One option discussed by OPEC and non-OPEC delegates in Vienna on Monday was to measure commercial oil inventories in developed economies against the seven-year average instead of five years, said the delegates. That would move their goal of restoring stockpiles to normal levels further from reach, potentially requiring a longer period of cuts to achieve it.
While the people said no final decision has been taken and the ultimate choice resides with ministers — who didn’t attend the Vienna meeting — the discussions underscore the lingering uncertainty as the group’s agreement enters a second year.
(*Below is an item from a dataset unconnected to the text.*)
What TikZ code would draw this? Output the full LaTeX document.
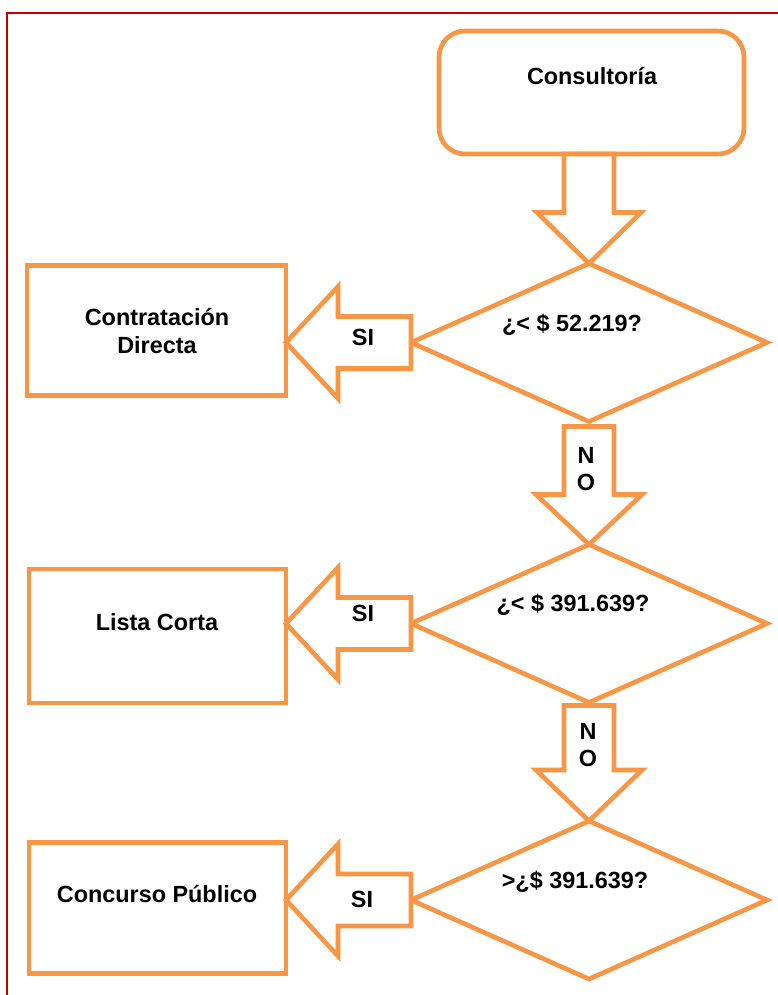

They are going beyond their pledged cuts and crude has rallied above $60 a barrel, but there are signs that Saudi Arabia would like to go further.
When the Organization of Petroleum Exporting Countries, Russia and their allies struck a deal in 2016 to end the price slump and rebalance an oversupplied market, they set a target of bringing oil inventories in members of the Organization of Economic Cooperation and Development back in line with the five-year average. After more than a year of supply curbs, they’ve made significant progress.
Stockpiles fell further in February to around 44 million barrels above that measure, down from a surplus of 293 million barrels in January 2017, the first month of the cuts, said the people, who asked not to be identified because the meeting was private. Assuming current conditions remain the same, the market is on track to rebalance on the five-year measure in the second or third quarter, the meeting found.
However, Saudi Arabia and Russia, the two biggest producers taking part in this deal, have both previously said the five-year average is flawed. Years of excessively high supplies mean that measure is itself higher than normal, while the patchy nature of data outside the OECD makes it difficult to get an accurate picture of the entire global market.
Monitoring global inventories, rather than just those in OECD countries, was another possibility under discussion, one person said. The Vienna talks didn’t settle on any single option, the people said.
If ministers were to eventually pick a different measure, their choice could reinforce the need to maintain supply curbs for the whole of this year — something Saudi Arabia supports — or perhaps signal that the group’s target has already been achieved, allowing cuts to be phased out.
Ministers from the OPEC and non-OPEC Joint Ministerial Monitoring Committee, which includes Saudi Arabia and Russia, will meet next in Jeddah on April 15. Ministers from all 24 nations participating in the cuts agreement gather in Vienna on June 22.